South African Archbishop faces new challenge
Sunday, August 14
Visiting South African Archbishop, ex Robben Island prisoner, challenges new discrimination
“Poverty is the new apartheid,” The Archbishop of Capetown, The Most Rev. Njongonkulu Ndungane, told parishioners at St Matthew-in-the-City in central Auckland on Sunday.
Archbishop Ndungane, who was imprisoned for three years on Robben Island in the sixties for offences against the Apartheid laws, is in Auckland to deliver a keynote speech tomorrow at a theology conference at St John’s College, Meadowbank.
He told the St Matthew’s congregation that because “God does not change his mind about whom he chooses and blesses… Christians are called to work for the breaking down of barriers.
“One of these (barriers) is poverty. In many ways, poverty is the new apartheid. It causes vast divisions between countries and within countries.”
The Archbishop said that the number “suffering extreme poverty in sub-Saharan Africa has actually risen by 72 million in the last 10 years.”
Archbishop Ndungane is also the Anglican Primate of the Church of the Province of Southern Africa – a vast territory that includes Namibia, Angola, and Mozambique, as well as South Africa.
As Archbishop of Capetown – a position he has held since 1996 – The Most Rev. Ndungane is the immediate successor to Desmond Tutu. He has proven no less outspoken.

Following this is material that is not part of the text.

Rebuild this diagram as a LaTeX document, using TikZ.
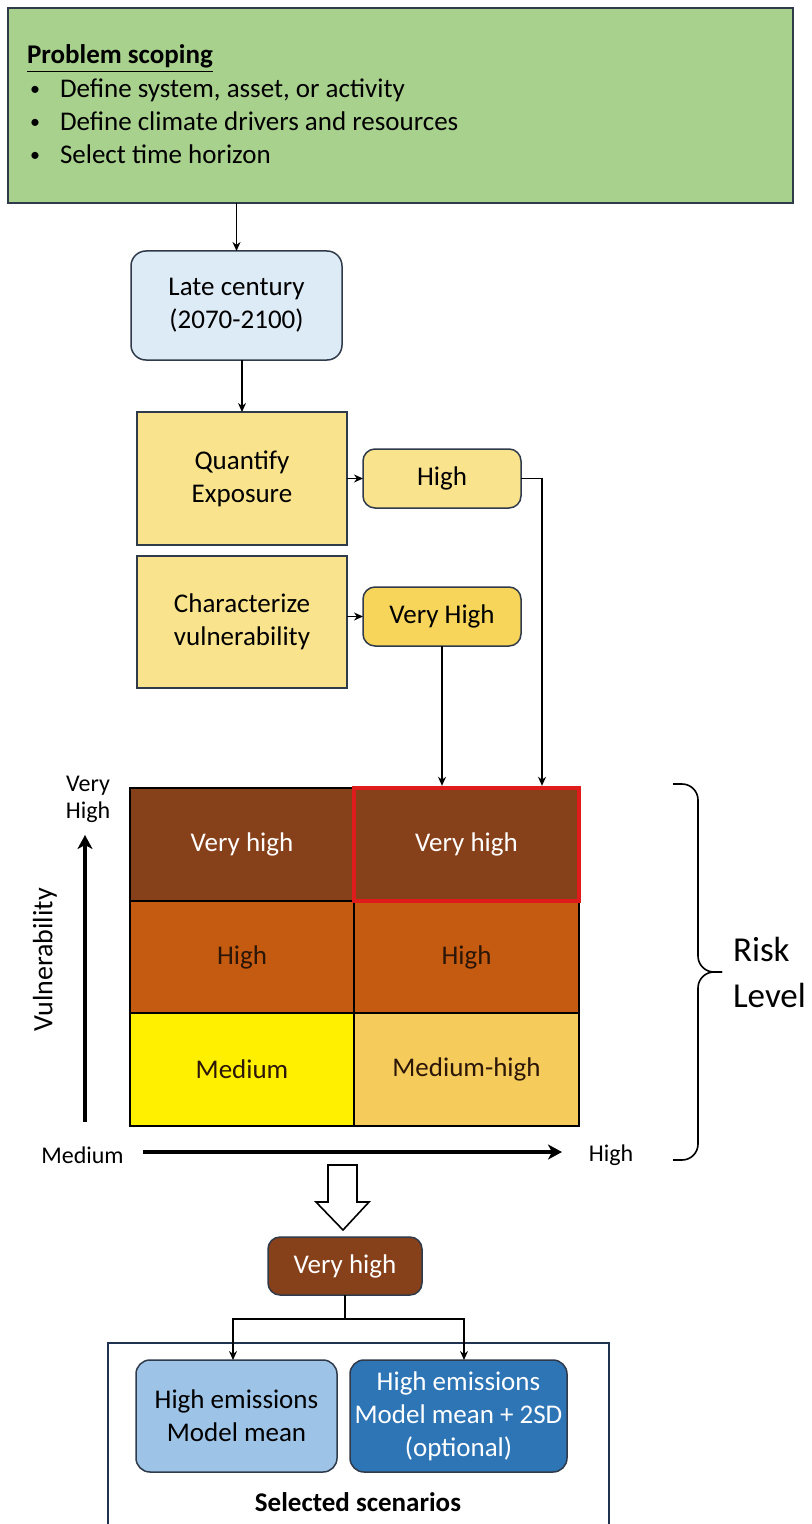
\documentclass[tikz,border=0pt]{standalone}
\usepackage{fontspec}
\setmainfont{Carlito}
\usetikzlibrary{arrows.meta}
\definecolor{scopegreen}{HTML}{A9D18E}
\definecolor{bordc}{HTML}{2F3A4A}
\definecolor{lateblue}{HTML}{DDEBF7}
\definecolor{yel}{HTML}{F9E38C}
\definecolor{yeldeep}{HTML}{F7D55A}
\definecolor{vhbrown}{HTML}{86401A}
\definecolor{horange}{HTML}{C55A11}
\definecolor{myellow}{HTML}{FFF000}
\definecolor{medhigh}{HTML}{F5CB5C}
\definecolor{redline}{HTML}{E01B1B}
\definecolor{lblue}{HTML}{9DC3E6}
\definecolor{dblue}{HTML}{2E75B6}
\definecolor{navy}{HTML}{1F3350}
\definecolor{darktext}{HTML}{2B1608}
\newcommand\mainfs{\fontsize{13.5}{16.5}\selectfont}
\begin{document}
\begin{tikzpicture}[x=0.5pt,y=-0.5pt,
  box/.style={draw=bordc, line width=0.75pt, inner sep=0pt, outer sep=0pt, align=center, font=\mainfs, text=black},
  rbox/.style={box, rounded corners=6pt},
  cell/.style={draw=black, line width=0.6pt, inner sep=0pt, outer sep=0pt, minimum width=112pt, align=center, font=\mainfs},
  arr/.style={-{Stealth[length=4.5pt,width=4pt]}, line width=0.7pt, draw=black},
  axarr/.style={-{Stealth[length=7pt,width=7.5pt,inset=2pt]}, line width=2.2pt, draw=black},
  txt/.style={inner sep=0pt, outer sep=0pt, font=\mainfs},
  bul/.style={inner sep=0pt, outer sep=0pt, font=\fontsize{10}{12}\selectfont},
  lab/.style={inner sep=0pt, outer sep=0pt, font=\fontsize{12}{13.5}\selectfont, align=center}
]
\clip (0,0) rectangle (812,1524);
\fill[white] (0,0) rectangle (812,1524);

% Problem scoping
\node[box, fill=scopegreen, minimum width=392.5pt, minimum height=97.5pt] (scope) at (400.5,105.5) {};
\node[txt, anchor=base west, font=\mainfs\bfseries] (t0) at (27,64) {\underline{Problem scoping}};
\node[bul] (d1) at (35,91) {•};
\node[txt, anchor=base west] (l1) at (60,98) {Define system, asset, or activity};
\node[bul] (d2) at (35,124) {•};
\node[txt, anchor=base west] (l2) at (60,131) {Define climate drivers and resources};
\node[bul] (d3) at (35,157) {•};
\node[txt, anchor=base west] (l3) at (60,164) {Select time horizon};

% Late century
\node[rbox, fill=lateblue, minimum width=105.5pt, minimum height=54.5pt, rounded corners=7.5pt] (late) at (236.5,305.5) {Late century\\(2070-2100)};

% Exposure / vulnerability
\node[box, fill=yel, minimum width=105pt, minimum height=66.5pt] (quant) at (242,478.5) {Quantify\\Exposure};
\node[box, fill=yel, minimum width=105pt, minimum height=66pt] (char) at (242,622) {Characterize\\vulnerability};
\node[rbox, fill=yel, minimum width=79pt, minimum height=29.5pt] (high) at (442,478.5) {High};
\node[rbox, fill=yeldeep, minimum width=79pt, minimum height=29.5pt] (vh) at (442,616.5) {Very High};

\draw[arr] (late.north |- scope.south) -- (late.north);
\draw[arr] (quant.north |- late.south) -- (quant.north);
\draw[arr] (quant.east) -- (high.west);
\draw[arr] (char.east |- vh.west) -- (vh.west);

% Matrix
\node[cell, fill=vhbrown, text=white, minimum height=56.5pt] (c11) at (242,844.5) {Very high};
\node[cell, fill=vhbrown, text=white, minimum height=56.5pt, minimum width=112.5pt] (c12) at (466.5,844.5) {Very high};
\node[cell, fill=horange, text=darktext, minimum height=56pt] (c21) at (242,957) {High};
\node[cell, fill=horange, text=darktext, minimum height=56pt, minimum width=112.5pt] (c22) at (466.5,957) {High};
\node[cell, fill=myellow, text=darktext, minimum height=56.5pt] (c31) at (242,1069.5) {Medium};
\node[cell, fill=medhigh, text=darktext, minimum height=56.5pt, minimum width=112.5pt] (c32) at (466.5,1069.5) {Medium-high};
\draw[redline, line width=2.2pt] (c12.north west) rectangle (c12.south east);

\coordinate (hk) at (542,478.5);
\draw[arr, shorten >=1.1pt] (high.east) -- (hk) -- (hk |- c12.north);
\draw[arr, shorten >=1.1pt] (vh.south) -- (vh.south |- c12.north);

% Axes
\coordinate (vbot) at (85,1122);
\coordinate (vtop) at (85,835);
\draw[axarr] (vbot) -- (vtop);
\coordinate (hlft) at (143,1152);
\coordinate (hrgt) at (562,1152);
\draw[axarr] (hlft) -- (hrgt);
\node[lab] (vhlab) at (88,799) {Very\\High};
\node[lab, rotate=90, font=\fontsize{14}{16}\selectfont] (vul) at (45,960) {Vulnerability};
\node[lab] (medlab) at (82.5,1155) {Medium};
\node[lab] (highlab) at (611,1155) {High};

% Brace
\draw[line width=0.8pt, rounded corners=8pt] (673,784) -- (698,784) -- (698,972) -- (722,972);
\draw[line width=0.8pt, rounded corners=8pt] (722,972) -- (698,972) -- (698,1160) -- (673,1160);
\node[txt, anchor=base west, font=\fontsize{17.5}{20}\selectfont] (risk) at (733,961) {Risk};
\node[txt, anchor=base west, font=\fontsize{17.5}{20}\selectfont] (level) at (733,1007) {Level};

% Hollow arrow
\draw[fill=white, line width=0.8pt, line join=miter] (328,1165) -- (357,1165) -- (357,1202) -- (369,1202) -- (343,1230) -- (316,1202) -- (328,1202) -- cycle;

% Result
\node[rbox, fill=vhbrown, text=white, minimum width=77pt, minimum height=29pt] (res) at (345,1266) {Very high};

% Selected scenarios
\node[draw=navy, line width=0.8pt, inner sep=0pt, minimum width=250.5pt, minimum height=98.5pt] (sel) at (358.5,1441.5) {};
\node[rbox, fill=lblue, minimum width=100.5pt, minimum height=56pt, rounded corners=7pt] (s1) at (236.5,1416) {High emissions\\Model mean};
\node[rbox, fill=dblue, text=white, minimum width=108.5pt, minimum height=56pt, rounded corners=7pt] (s2) at (458.5,1416) {High emissions\\Model mean + 2SD\\(optional)};
\node[txt, font=\mainfs\bfseries] (seltitle) at (358,1502) {Selected scenarios};

\coordinate (jn) at (345,1319);
\draw[line width=0.7pt] (res.south) -- (jn);
\draw[arr] (jn) -| ([xshift=-1.75pt]s1.north);
\draw[arr] (jn) -| ([xshift=2.75pt]s2.north);
\end{tikzpicture}
\end{document}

He is a campaigner for the poor (he has crossed swords with Nelson Mandela on this) and is one the leaders in the campaign to abolish the developing world’s debt.
But Archbishop Ndungane is probably best known for the stand he has taken on gay sexuality, and in the fight against HIV/AIDS.
Where other African Anglican bishops have threatened to break communion with the worldwide Anglican church over liberalising moves, particularly in parts of the USA and Canada, on gay matters, Archbishop Ndungane has been a lone “friendly” voice.
He took up that theme at St Matthew’s yesterday. He said gay and lesbian Christians “have been made a political football.”
He said the present ructions within the Anglican Church have deep roots in “disagreements over what might be seen as various forms of liberalism” which now “draw energy from fights over power, property and politics.”
“It has,” he said, “nothing to do with gays and lesbians.”
“You can imagine that after the experience of apartheid, I am always dismayed by any attempt to discriminate on the basis of characteristics over which we have no control – whether race, colour, gender, sexual orientation – even IQ and attractiveness.”